[START OF Data lines]
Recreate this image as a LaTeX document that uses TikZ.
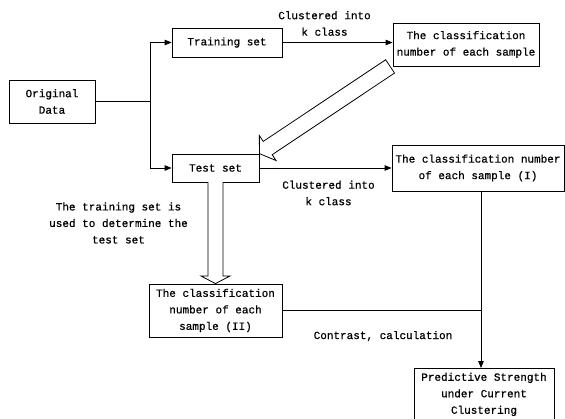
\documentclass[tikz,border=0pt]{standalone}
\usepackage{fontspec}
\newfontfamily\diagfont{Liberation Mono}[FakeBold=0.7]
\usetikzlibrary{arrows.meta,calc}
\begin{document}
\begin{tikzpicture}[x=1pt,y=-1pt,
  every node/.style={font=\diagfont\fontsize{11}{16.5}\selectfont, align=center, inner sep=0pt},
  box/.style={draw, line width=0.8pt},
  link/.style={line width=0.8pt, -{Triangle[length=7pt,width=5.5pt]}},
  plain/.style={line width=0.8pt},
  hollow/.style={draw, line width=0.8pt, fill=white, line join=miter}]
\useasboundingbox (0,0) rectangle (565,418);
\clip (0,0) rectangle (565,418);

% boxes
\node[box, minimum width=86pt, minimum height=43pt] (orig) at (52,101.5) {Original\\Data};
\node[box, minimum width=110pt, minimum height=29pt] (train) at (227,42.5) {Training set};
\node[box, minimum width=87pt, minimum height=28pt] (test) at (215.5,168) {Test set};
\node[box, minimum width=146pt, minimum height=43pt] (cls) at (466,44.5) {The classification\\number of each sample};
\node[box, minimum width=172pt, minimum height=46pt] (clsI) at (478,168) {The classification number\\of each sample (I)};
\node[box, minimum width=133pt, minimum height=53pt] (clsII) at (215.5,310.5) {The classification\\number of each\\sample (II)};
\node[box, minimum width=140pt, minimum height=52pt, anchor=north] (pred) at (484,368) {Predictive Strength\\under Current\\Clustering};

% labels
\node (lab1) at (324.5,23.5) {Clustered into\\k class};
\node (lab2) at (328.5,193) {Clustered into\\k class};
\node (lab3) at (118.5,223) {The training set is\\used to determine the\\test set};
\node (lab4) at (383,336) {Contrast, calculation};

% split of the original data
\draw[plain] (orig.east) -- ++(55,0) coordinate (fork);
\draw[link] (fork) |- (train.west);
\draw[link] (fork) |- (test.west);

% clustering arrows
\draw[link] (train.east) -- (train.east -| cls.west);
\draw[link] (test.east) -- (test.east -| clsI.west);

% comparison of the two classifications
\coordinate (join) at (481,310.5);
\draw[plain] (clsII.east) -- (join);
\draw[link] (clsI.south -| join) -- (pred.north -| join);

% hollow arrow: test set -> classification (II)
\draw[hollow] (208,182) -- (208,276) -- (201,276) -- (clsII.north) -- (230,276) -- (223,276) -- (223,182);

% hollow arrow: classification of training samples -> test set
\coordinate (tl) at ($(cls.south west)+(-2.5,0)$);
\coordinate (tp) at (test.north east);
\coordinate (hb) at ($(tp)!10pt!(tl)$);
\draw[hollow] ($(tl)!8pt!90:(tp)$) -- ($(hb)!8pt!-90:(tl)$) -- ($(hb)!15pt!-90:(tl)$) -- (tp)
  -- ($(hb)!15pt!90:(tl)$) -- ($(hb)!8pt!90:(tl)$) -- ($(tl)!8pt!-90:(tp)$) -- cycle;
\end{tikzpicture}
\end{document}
[END OF Data lines]
# [Given instruction]
Could you repeat all of the material exactly? Pictures should not be copied.

# [Solved problem]
Recreate this image as a LaTeX document that uses TikZ.
\documentclass[tikz,border=0pt]{standalone}
\usepackage{fontspec}
\newfontfamily\diagfont{Liberation Mono}[FakeBold=0.7]
\usetikzlibrary{arrows.meta,calc}
\begin{document}
\begin{tikzpicture}[x=1pt,y=-1pt,
  every node/.style={font=\diagfont\fontsize{11}{16.5}\selectfont, align=center, inner sep=0pt},
  box/.style={draw, line width=0.8pt},
  link/.style={line width=0.8pt, -{Triangle[length=7pt,width=5.5pt]}},
  plain/.style={line width=0.8pt},
  hollow/.style={draw, line width=0.8pt, fill=white, line join=miter}]
\useasboundingbox (0,0) rectangle (565,418);
\clip (0,0) rectangle (565,418);

% boxes
\node[box, minimum width=86pt, minimum height=43pt] (orig) at (52,101.5) {Original\\Data};
\node[box, minimum width=110pt, minimum height=29pt] (train) at (227,42.5) {Training set};
\node[box, minimum width=87pt, minimum height=28pt] (test) at (215.5,168) {Test set};
\node[box, minimum width=146pt, minimum height=43pt] (cls) at (466,44.5) {The classification\\number of each sample};
\node[box, minimum width=172pt, minimum height=46pt] (clsI) at (478,168) {The classification number\\of each sample (I)};
\node[box, minimum width=133pt, minimum height=53pt] (clsII) at (215.5,310.5) {The classification\\number of each\\sample (II)};
\node[box, minimum width=140pt, minimum height=52pt, anchor=north] (pred) at (484,368) {Predictive Strength\\under Current\\Clustering};

% labels
\node (lab1) at (324.5,23.5) {Clustered into\\k class};
\node (lab2) at (328.5,193) {Clustered into\\k class};
\node (lab3) at (118.5,223) {The training set is\\used to determine the\\test set};
\node (lab4) at (383,336) {Contrast, calculation};

% split of the original data
\draw[plain] (orig.east) -- ++(55,0) coordinate (fork);
\draw[link] (fork) |- (train.west);
\draw[link] (fork) |- (test.west);

% clustering arrows
\draw[link] (train.east) -- (train.east -| cls.west);
\draw[link] (test.east) -- (test.east -| clsI.west);

% comparison of the two classifications
\coordinate (join) at (481,310.5);
\draw[plain] (clsII.east) -- (join);
\draw[link] (clsI.south -| join) -- (pred.north -| join);

% hollow arrow: test set -> classification (II)
\draw[hollow] (208,182) -- (208,276) -- (201,276) -- (clsII.north) -- (230,276) -- (223,276) -- (223,182);

% hollow arrow: classification of training samples -> test set
\coordinate (tl) at ($(cls.south west)+(-2.5,0)$);
\coordinate (tp) at (test.north east);
\coordinate (hb) at ($(tp)!10pt!(tl)$);
\draw[hollow] ($(tl)!8pt!90:(tp)$) -- ($(hb)!8pt!-90:(tl)$) -- ($(hb)!15pt!-90:(tl)$) -- (tp)
  -- ($(hb)!15pt!90:(tl)$) -- ($(hb)!8pt!90:(tl)$) -- ($(tl)!8pt!-90:(tp)$) -- cycle;
\end{tikzpicture}
\end{document}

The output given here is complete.